Let us talk about one of their most recent issues in terms of the Musqueam band case. Why are they up in arms? It is because the Federal Court of Canada most recently ruled that the Musqueam people have a legal right and title to fair rent based on market values that we all agree to. It was the Federal Court of Canada that made this rule, not the Musqueam band. It has set out the guidelines.

In terms of consultation, in 1972 the Musqueam band asked the tenants association to renegotiate the contract. They said no. In 1980, as the member points out, they asked to renegotiate the contract. They said no. In 1993 they asked to renegotiate the contract. They said “No, we are going to court”, and have not paid the rent from 1993 up until now, ostensibly using those moneys for the court fees.

The Federal Court of Canada has said that an acre of land in the best property in Canada is worth close to half a million dollars a year, but they are paying $330 a month in rent.

The Indian band in this case is willing to negotiate, to sit down with the people affected for a fair deal. That is essentially what the bill does. It provides opportunity, fair opportunity as equal Canadians.

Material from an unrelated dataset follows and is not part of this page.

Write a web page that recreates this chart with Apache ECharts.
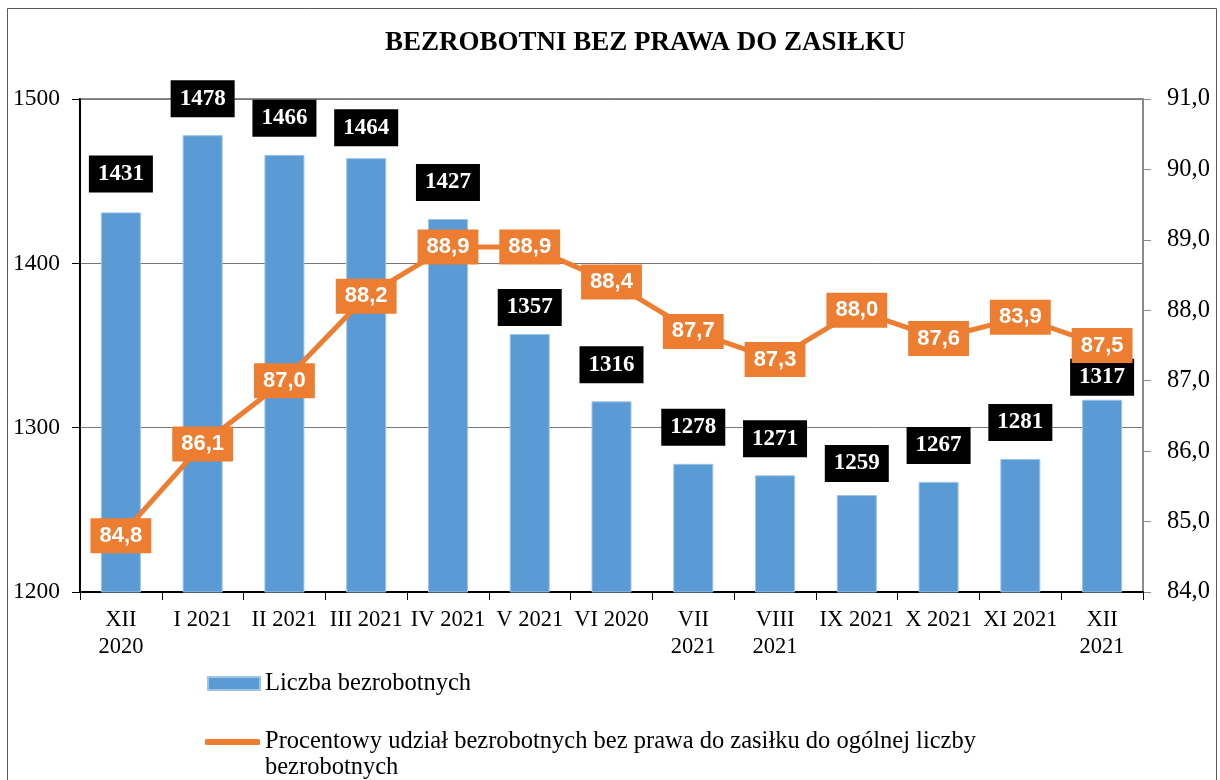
<!DOCTYPE html>
<html>
<head>
<meta charset="utf-8">
<script src="https://cdn.jsdelivr.net/npm/echarts@6/dist/echarts.min.js"></script>
<style>
html,body{margin:0;padding:0;background:#fff;}
#chart{width:1220px;height:780px;}
</style>
</head>
<body>
<div id="chart"></div>
<script>
// ---- data ----
const titleText = 'BEZROBOTNI BEZ PRAWA DO ZASIŁKU';
const categories = ['XII\n2020', 'I 2021', 'II 2021', 'III 2021', 'IV 2021', 'V 2021', 'VI 2020',
  'VII\n2021', 'VIII\n2021', 'IX 2021', 'X 2021', 'XI 2021', 'XII\n2021'];
const unemployedCount = [1431, 1478, 1466, 1464, 1427, 1357, 1316, 1278, 1271, 1259, 1267, 1281, 1317];
const shareNoBenefit = [84.8, 86.1, 87.0, 88.2, 88.9, 88.9, 88.4, 87.7, 87.3, 88.0, 87.6, 87.9, 87.5];
const shareLabels = ['84,8', '86,1', '87,0', '88,2', '88,9', '88,9', '88,4', '87,7', '87,3', '88,0', '87,6', '83,9', '87,5'];
const barName = 'Liczba bezrobotnych';
const lineName = 'Procentowy udział bezrobotnych bez prawa do zasiłku do ogólnej liczby bezrobotnych';

// ---- style ----
const SERIF = "'Liberation Serif','Times New Roman',serif";
const SANS = "'Liberation Sans',Arial,sans-serif";
const BLUE = '#5B9BD5';
const ORANGE = '#ED7D31';
const barLabelDistance = {0: 20, 3: 12, 5: 8, 9: 13, 12: 4};

const chart = echarts.init(document.getElementById('chart'));

const barData = unemployedCount.map((v, i) => {
  const d = { value: v };
  if (barLabelDistance[i] !== undefined) d.label = { distance: barLabelDistance[i] };
  return d;
});

const option = {
  backgroundColor: '#fff',
  animation: false,
  title: {
    text: titleText,
    left: 380,
    top: 25,
    textStyle: { fontFamily: SERIF, fontWeight: 'bold', fontSize: 27, color: '#000' }
  },
  graphic: [{
    type: 'rect',
    shape: { x: 7.5, y: 8.5, width: 1209, height: 800 },
    style: { fill: 'none', stroke: '#595959', lineWidth: 1 },
    silent: true, z: -1
  }],
  legend: [{
    data: [barName],
    left: 207,
    top: 670,
    padding: 0,
    icon: 'rect',
    itemWidth: 52,
    itemHeight: 13,
    itemGap: 0,
    textStyle: { fontFamily: SERIF, fontSize: 24.5, color: '#000', lineHeight: 27 }
  }, {
    data: [{ name: lineName, icon: 'roundRect' }],
    left: 205,
    top: 703,
    padding: 0,
    itemWidth: 55,
    itemHeight: 6,
    itemStyle: { color: ORANGE },
    formatter: name => '\n' + name.replace(' liczby ', ' liczby\n'),
    textStyle: { fontFamily: SERIF, fontSize: 24.5, color: '#000', lineHeight: 26 }
  }],
  grid: {
    left: 80, right: 77, top: 99, bottom: 188,
    show: true, borderColor: '#8c8c8c', borderWidth: 2
  },
  xAxis: {
    type: 'category',
    data: categories,
    boundaryGap: true,
    axisLine: { lineStyle: { color: '#000', width: 2 } },
    axisTick: { show: true, length: 8, lineStyle: { color: '#000' } },
    axisLabel: { fontFamily: SERIF, fontSize: 22.5, color: '#000', margin: 15, lineHeight: 27, interval: 0 }
  },
  yAxis: [{
    type: 'value',
    min: 1200, max: 1500, interval: 100,
    axisLine: { show: true, lineStyle: { color: '#000', width: 2 } },
    axisTick: { show: true, length: 8, lineStyle: { color: '#000' } },
    splitLine: { show: true, lineStyle: { color: '#777', width: 1 } },
    axisLabel: { fontFamily: SERIF, fontSize: 23.5, color: '#000', margin: 20, formatter: v => String(v) }
  }, {
    type: 'value',
    min: 84, max: 91, interval: 1,
    position: 'right',
    axisLine: { show: true, lineStyle: { color: '#8c8c8c', width: 2 } },
    axisTick: { show: true, length: 8, lineStyle: { color: '#8c8c8c' } },
    splitLine: { show: false },
    axisLabel: {
      fontFamily: SERIF, fontSize: 24.5, color: '#000', margin: 24,
      formatter: v => v.toFixed(1).replace('.', ',')
    }
  }],
  series: [{
    name: barName,
    type: 'bar',
    data: barData,
    barWidth: 40,
    itemStyle: { color: BLUE, borderColor: '#9dc3e6', borderWidth: 1 },
    label: {
      show: true,
      position: 'top',
      distance: 18,
      backgroundColor: '#000',
      color: '#fff',
      fontFamily: SERIF,
      fontWeight: 'bold',
      fontSize: 23,
      lineHeight: 23,
      padding: [7, 9]
    },
    z: 2
  }, {
    name: lineName,
    type: 'line',
    yAxisIndex: 1,
    data: shareNoBenefit,
    symbol: 'circle',
    symbolSize: 2,
    showSymbol: true,
    itemStyle: { color: ORANGE },
    lineStyle: { color: ORANGE, width: 5 },
    label: {
      show: true,
      position: 'inside',
      formatter: p => shareLabels[p.dataIndex],
      backgroundColor: ORANGE,
      color: '#fff',
      fontFamily: SANS,
      fontWeight: 'bold',
      fontSize: 22,
      lineHeight: 23,
      padding: [6, 9]
    },
    z: 5
  }]
};

chart.setOption(option);
</script>
</body>
</html>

The Reform Party wants to talk about equal Canadians. Here we have two parties wanting to sit down and negotiate. They want to break the deal. They want to create mischief and trouble and break the deal. That is not right. That is not proper. That is not representing the people of British of Columbia, the people of Alberta. I am asking the member, as he did in the standing committee, to do the right thing and support the bill again.

The people representing those 14 first nations have a right after 10 years of consultation to good and decent representation in the House. It is incumbent upon members of parliament debating the issue—and we have heard today that they have an obligation—to pass the bill and do the right thing for those people. What do they want to do with their bill and their lands? They want to commercialise it so that they can form commercial contract relationships with non-aboriginal people.

They do not want it. The member from the Sunshine Coast actually stood and said “We want them to consult with us before they build something on their land”. I cannot remember a municipality having to do that. They want to impose unfair rules on the first nations, put chains on the first nations and drag them back to the dark ages, but we will not let it happen. We will stand here and represent these issues.

Also speaking of consultation, the B.C. Association of Municipalities has met with the Musqueam band on eight occasions and has recently submitted a letter concluding that the discussion papers attached here are a very good starting point for the negotiation and ultimately the finalization of a reciprocal consultation agreement. They are working out these processes with the affected band and it is working well.

Most recently the chief of the Squamish nation has met with the mayor of North Vancouver, met with the mayor of West Vancouver and the mayor of the North Vancouver District. They have set up a consultation process. They did not mention that today. They do not want that consultation process because they do not want the outcomes.

I suggest to them the reason they flip flop here so unashamedly is that they are scaremongering. They are trying to scare the good people of British Columbia. They are trying to set up a scheme to pose to Nisga'a, but we will not buy it. The Canadian people will not buy it and we will oppose it.

The Acting Speaker (Mr. McClelland): It being 11.30 p.m., pursuant to order made earlier today this House stands adjourned until tomorrow at 10 a.m. pursuant to Standing Order 24(1).